うらなり

うらなり

うらなり

先日紹介した小林信彦さんの小説『うらなり』を読んだ。うらなりにとっては、坊ちゃんの行動はまるで理解できなかったのではないか?というのが、この小説を書く発端であったそうだ。坊ちゃんと同じく江戸っ子である小林信彦さんの自己韜晦でもあろうし、江戸っ子心理に対する複雑な感情も含まれているのだろうか。
そもそも小説『坊ちゃん』で展開するドラマにとって坊ちゃんは何の役割もはたしていないじゃないか?と思ったらしい。言われてみればその通りで、うらなり、マドンナ、赤シャツ、ヤマアラシ(これはほとんどすべて坊ちゃんがつけたあだ名だが)のドラマに、たまたま通りかかって茶々を入れただけの、いわば寅さんみたいなものである。
で、あらためてリアリズムにうらなりの立場に立ってみると、たしかにこんな風でもありえたわけだと納得される。マドンナとの再会の部分など、枯淡の味わいとでもいうべきである。
しかしながら、もしこの小説が遠い借景として『坊ちゃん』をいただいていなかったら、ここまで魅力的にはならなかっただろう。『うらなり』のリアリズムを『坊ちゃん』は軽々と飛び越えてしまう。丸谷才一がすぐれたモダニズムの小説と評価するのも実感として分かる気がする。特に「生卵」のくだりに対するふたりの解釈を読み比べてみると思わずにやにやしてしまう。
あとがきから興味深かった部分を紹介しておこうと思う。
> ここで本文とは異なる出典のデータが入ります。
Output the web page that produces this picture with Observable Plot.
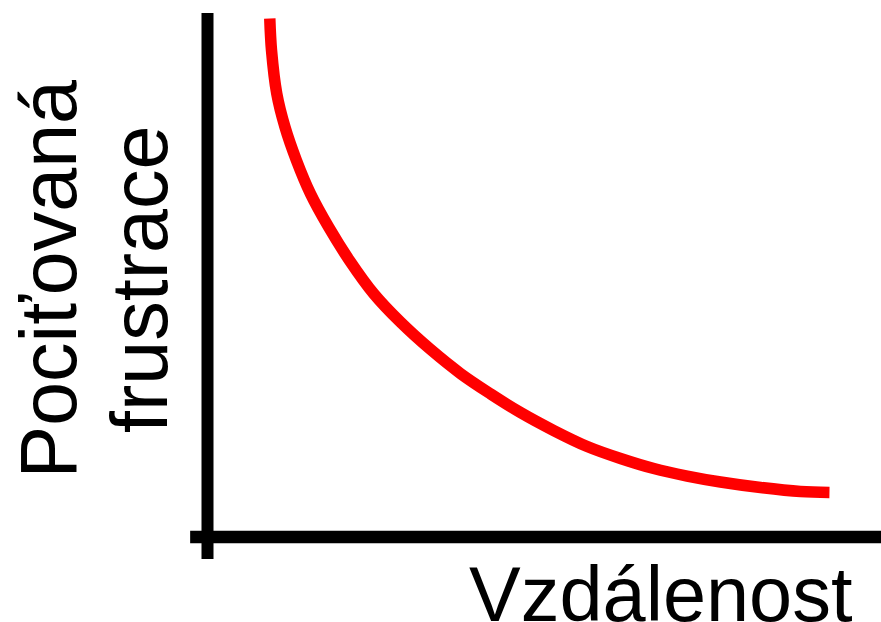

あとがきだから実害はないだろう。

書いていてもっとも乗ったのは、うらなりの送別会の件である。

漱石はここを〈坊ちゃん〉の視点から書いていて、物を知らない〈坊ちゃん〉ならではのくすぐりが多く入っているのだが、ぼくは反対側の席にすわるうらなりの視点から書いた。

(略)

この場面は漱石が乗りに乗って書いていることがわかる。つまり、ぼくの向かい側には、坊ちゃんと共に夏目漱石が存在しているわけで、書いているうちに、こちらに漱石の熱気がうつってくる。この〈熱気〉は何だろうか?ぼくの身体に特殊な電流が入ったようで、他のことなどどうでもよくなった。

この場面に限らず、何かが乗り移ったような緊張感が続き、筆圧の強いぼくは右手が痛くて、動かなくなってしまった。『うらなり』を書き続けるのは何とかできるが、あとはペンが一切持てない。鍼と指圧で少しずつほぐしながら執筆を続けた。

ちなみに『うらなり』には、その後の坊ちゃんは登場しない。よく考えれば、『猫』同様、坊ちゃんの名前さえわからない。坊ちゃんはどうなったんだろうなぁ。